Anfang der 1940er Jahre, als „Die Spur des Falken“ gerade mehrfach für den Oscar nominiert wurde, erlebte Malta einen der schwersten Bombenangriffe des Zweiten Weltkriegs. Tausende Gebäude wurden zerstört. Nach dem Krieg entstanden in Marsamxett neue, kostengünstige Wohnungen, die sehr billig vermietet wurden.
Beurteilung des Gesamtnutzens
„In den Häusern wohnen auch heute noch Familien, die wenig Geld haben und noch weniger Anreize, in die Modernisierung zu investieren. Für die älteren Menschen sind die Gebäude ohne Aufzüge nicht mehr geeignet. Hinzu kommen Sicherheitsbedenken“, sagt Jeroen Bakker, der bei JASPERS auf das Thema intelligente Entwicklung spezialisiert ist.
Bakker und seine Kollegen halfen bei der Entwicklung eines Analysetools, das mehrere Kriterien berücksichtigt. Maßgeblich für seine Gestaltung waren die in der Strategie formulierten Ziele. „Wie entscheiden Sie zwischen einem Projekt im sozialen Wohnungsbau, das eine Million Euro kostet, und einem Nahverkehrsprojekt, das mit fünf Millionen Euro zu Buche schlägt? Einfach gesagt: Die Analyse zeigt uns, welchen Nutzen es bringt, wenn man die Fenster in einem Haus austauscht und in drei Gebäuden mit Sozialwohnungen Aufzüge einbaut“, erklärt Bakker.
Für ihn und Fiorentino fußt der Ansatz auf der Idee einer integrierten Stadtplanung, denn jede Maßnahme kann vielfältige soziale, wirtschaftliche und ökologische Auswirkungen haben. Durch die Umwandlung eines Standorts mit besonderer kultureller Bedeutung in einen Arbeitsraum für Kreative entstehen Arbeitsplätze für junge Menschen, und es entsteht Nachfrage nach besseren Verkehrsverbindungen und nach Wohnraum in der näheren Umgebung. Worauf es bei der Planung ankommt, ist die Betrachtung aus der Vogelperspektive. Sie öffnet den Blick dafür, wie eine Stadt lebt und atmet – und wie Beleuchtung, Geschäfte, Wohnhäuser und Arbeitsplätze miteinander in Verbindung stehen.

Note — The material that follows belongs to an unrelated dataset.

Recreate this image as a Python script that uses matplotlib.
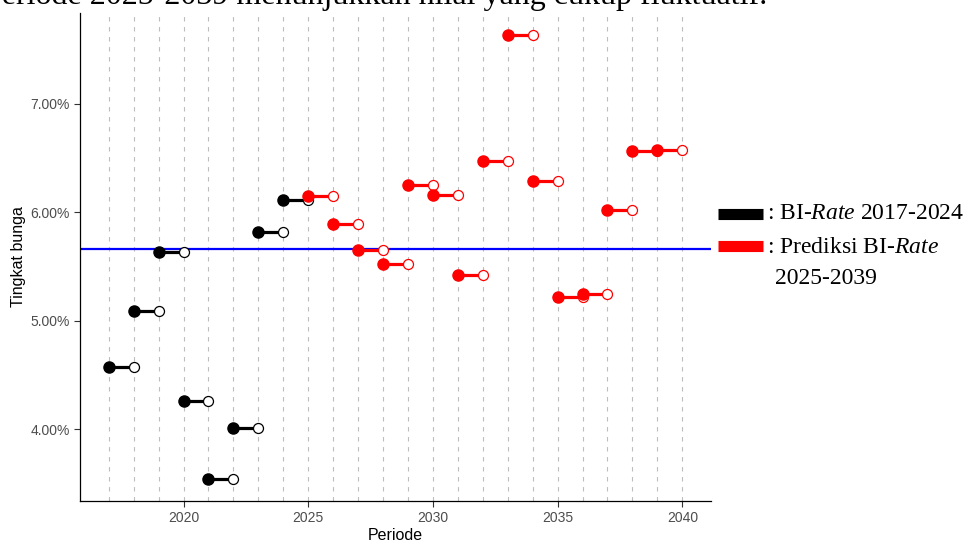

Das Team von JASPERS arbeitete eng mit den Behörden Maltas zusammen, um dies herauszufinden. Und im Gegensatz zum Kaiser des Heiligen Römischen Reiches verlangt JASPERS keine Bezahlung – nicht einmal in Falken. JASPERS ist für Behörden und Projektträger kostenlos, wenn die Hilfe aus Mitteln der EU-Strukturfonds finanziert wird.